- Data excerpt:

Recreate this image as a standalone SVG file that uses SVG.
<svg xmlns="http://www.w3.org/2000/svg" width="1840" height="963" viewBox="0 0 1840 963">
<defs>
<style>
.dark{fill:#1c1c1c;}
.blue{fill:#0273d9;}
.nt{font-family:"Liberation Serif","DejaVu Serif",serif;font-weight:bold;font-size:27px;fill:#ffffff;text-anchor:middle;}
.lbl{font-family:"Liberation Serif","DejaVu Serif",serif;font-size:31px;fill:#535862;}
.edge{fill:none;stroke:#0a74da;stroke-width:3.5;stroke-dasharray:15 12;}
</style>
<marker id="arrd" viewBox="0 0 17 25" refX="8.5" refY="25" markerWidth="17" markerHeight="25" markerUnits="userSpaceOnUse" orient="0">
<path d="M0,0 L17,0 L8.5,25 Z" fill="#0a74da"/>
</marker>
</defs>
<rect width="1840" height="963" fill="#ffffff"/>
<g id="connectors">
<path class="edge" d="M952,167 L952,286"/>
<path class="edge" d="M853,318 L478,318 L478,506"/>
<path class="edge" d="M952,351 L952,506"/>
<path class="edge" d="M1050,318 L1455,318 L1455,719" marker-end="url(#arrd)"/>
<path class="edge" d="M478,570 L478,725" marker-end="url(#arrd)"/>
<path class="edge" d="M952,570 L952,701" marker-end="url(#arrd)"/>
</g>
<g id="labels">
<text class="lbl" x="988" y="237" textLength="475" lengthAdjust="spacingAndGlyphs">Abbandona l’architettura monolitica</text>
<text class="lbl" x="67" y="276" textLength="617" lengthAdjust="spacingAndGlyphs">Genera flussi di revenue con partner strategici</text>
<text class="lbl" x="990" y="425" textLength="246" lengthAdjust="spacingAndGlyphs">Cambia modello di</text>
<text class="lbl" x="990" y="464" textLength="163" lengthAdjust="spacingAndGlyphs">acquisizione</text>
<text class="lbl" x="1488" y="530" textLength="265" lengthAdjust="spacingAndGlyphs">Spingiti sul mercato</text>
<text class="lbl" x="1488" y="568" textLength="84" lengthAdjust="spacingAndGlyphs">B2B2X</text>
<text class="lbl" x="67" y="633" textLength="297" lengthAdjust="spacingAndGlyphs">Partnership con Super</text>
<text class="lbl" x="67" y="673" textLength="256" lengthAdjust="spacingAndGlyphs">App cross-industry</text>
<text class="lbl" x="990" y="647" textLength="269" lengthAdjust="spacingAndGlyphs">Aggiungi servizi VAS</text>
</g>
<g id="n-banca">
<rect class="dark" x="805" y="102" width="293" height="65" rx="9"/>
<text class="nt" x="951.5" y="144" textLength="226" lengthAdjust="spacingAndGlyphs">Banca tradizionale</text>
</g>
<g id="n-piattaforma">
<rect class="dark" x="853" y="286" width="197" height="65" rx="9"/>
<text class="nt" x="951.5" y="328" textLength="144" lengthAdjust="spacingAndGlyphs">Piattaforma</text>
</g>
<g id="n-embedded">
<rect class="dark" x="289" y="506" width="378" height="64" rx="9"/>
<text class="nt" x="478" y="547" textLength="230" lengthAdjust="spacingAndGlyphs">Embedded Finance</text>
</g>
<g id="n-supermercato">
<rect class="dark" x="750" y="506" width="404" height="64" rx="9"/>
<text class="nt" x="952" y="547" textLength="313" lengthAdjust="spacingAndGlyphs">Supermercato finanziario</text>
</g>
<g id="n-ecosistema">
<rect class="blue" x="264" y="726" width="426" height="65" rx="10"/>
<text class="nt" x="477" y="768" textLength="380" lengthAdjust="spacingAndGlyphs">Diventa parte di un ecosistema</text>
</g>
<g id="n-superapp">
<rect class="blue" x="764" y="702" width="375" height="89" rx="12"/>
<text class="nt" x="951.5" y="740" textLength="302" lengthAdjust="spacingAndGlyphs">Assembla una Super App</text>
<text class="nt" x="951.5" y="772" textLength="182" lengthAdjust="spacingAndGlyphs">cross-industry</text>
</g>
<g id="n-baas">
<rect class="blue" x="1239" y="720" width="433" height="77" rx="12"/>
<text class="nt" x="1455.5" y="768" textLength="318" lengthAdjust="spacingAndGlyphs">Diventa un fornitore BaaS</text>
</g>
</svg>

- Exercise description:
Each line of the material must be restated exactly.

- Response for this exercise:
Recreate this image as a standalone SVG file that uses SVG.
<svg xmlns="http://www.w3.org/2000/svg" width="1840" height="963" viewBox="0 0 1840 963">
<defs>
<style>
.dark{fill:#1c1c1c;}
.blue{fill:#0273d9;}
.nt{font-family:"Liberation Serif","DejaVu Serif",serif;font-weight:bold;font-size:27px;fill:#ffffff;text-anchor:middle;}
.lbl{font-family:"Liberation Serif","DejaVu Serif",serif;font-size:31px;fill:#535862;}
.edge{fill:none;stroke:#0a74da;stroke-width:3.5;stroke-dasharray:15 12;}
</style>
<marker id="arrd" viewBox="0 0 17 25" refX="8.5" refY="25" markerWidth="17" markerHeight="25" markerUnits="userSpaceOnUse" orient="0">
<path d="M0,0 L17,0 L8.5,25 Z" fill="#0a74da"/>
</marker>
</defs>
<rect width="1840" height="963" fill="#ffffff"/>
<g id="connectors">
<path class="edge" d="M952,167 L952,286"/>
<path class="edge" d="M853,318 L478,318 L478,506"/>
<path class="edge" d="M952,351 L952,506"/>
<path class="edge" d="M1050,318 L1455,318 L1455,719" marker-end="url(#arrd)"/>
<path class="edge" d="M478,570 L478,725" marker-end="url(#arrd)"/>
<path class="edge" d="M952,570 L952,701" marker-end="url(#arrd)"/>
</g>
<g id="labels">
<text class="lbl" x="988" y="237" textLength="475" lengthAdjust="spacingAndGlyphs">Abbandona l’architettura monolitica</text>
<text class="lbl" x="67" y="276" textLength="617" lengthAdjust="spacingAndGlyphs">Genera flussi di revenue con partner strategici</text>
<text class="lbl" x="990" y="425" textLength="246" lengthAdjust="spacingAndGlyphs">Cambia modello di</text>
<text class="lbl" x="990" y="464" textLength="163" lengthAdjust="spacingAndGlyphs">acquisizione</text>
<text class="lbl" x="1488" y="530" textLength="265" lengthAdjust="spacingAndGlyphs">Spingiti sul mercato</text>
<text class="lbl" x="1488" y="568" textLength="84" lengthAdjust="spacingAndGlyphs">B2B2X</text>
<text class="lbl" x="67" y="633" textLength="297" lengthAdjust="spacingAndGlyphs">Partnership con Super</text>
<text class="lbl" x="67" y="673" textLength="256" lengthAdjust="spacingAndGlyphs">App cross-industry</text>
<text class="lbl" x="990" y="647" textLength="269" lengthAdjust="spacingAndGlyphs">Aggiungi servizi VAS</text>
</g>
<g id="n-banca">
<rect class="dark" x="805" y="102" width="293" height="65" rx="9"/>
<text class="nt" x="951.5" y="144" textLength="226" lengthAdjust="spacingAndGlyphs">Banca tradizionale</text>
</g>
<g id="n-piattaforma">
<rect class="dark" x="853" y="286" width="197" height="65" rx="9"/>
<text class="nt" x="951.5" y="328" textLength="144" lengthAdjust="spacingAndGlyphs">Piattaforma</text>
</g>
<g id="n-embedded">
<rect class="dark" x="289" y="506" width="378" height="64" rx="9"/>
<text class="nt" x="478" y="547" textLength="230" lengthAdjust="spacingAndGlyphs">Embedded Finance</text>
</g>
<g id="n-supermercato">
<rect class="dark" x="750" y="506" width="404" height="64" rx="9"/>
<text class="nt" x="952" y="547" textLength="313" lengthAdjust="spacingAndGlyphs">Supermercato finanziario</text>
</g>
<g id="n-ecosistema">
<rect class="blue" x="264" y="726" width="426" height="65" rx="10"/>
<text class="nt" x="477" y="768" textLength="380" lengthAdjust="spacingAndGlyphs">Diventa parte di un ecosistema</text>
</g>
<g id="n-superapp">
<rect class="blue" x="764" y="702" width="375" height="89" rx="12"/>
<text class="nt" x="951.5" y="740" textLength="302" lengthAdjust="spacingAndGlyphs">Assembla una Super App</text>
<text class="nt" x="951.5" y="772" textLength="182" lengthAdjust="spacingAndGlyphs">cross-industry</text>
</g>
<g id="n-baas">
<rect class="blue" x="1239" y="720" width="433" height="77" rx="12"/>
<text class="nt" x="1455.5" y="768" textLength="318" lengthAdjust="spacingAndGlyphs">Diventa un fornitore BaaS</text>
</g>
</svg>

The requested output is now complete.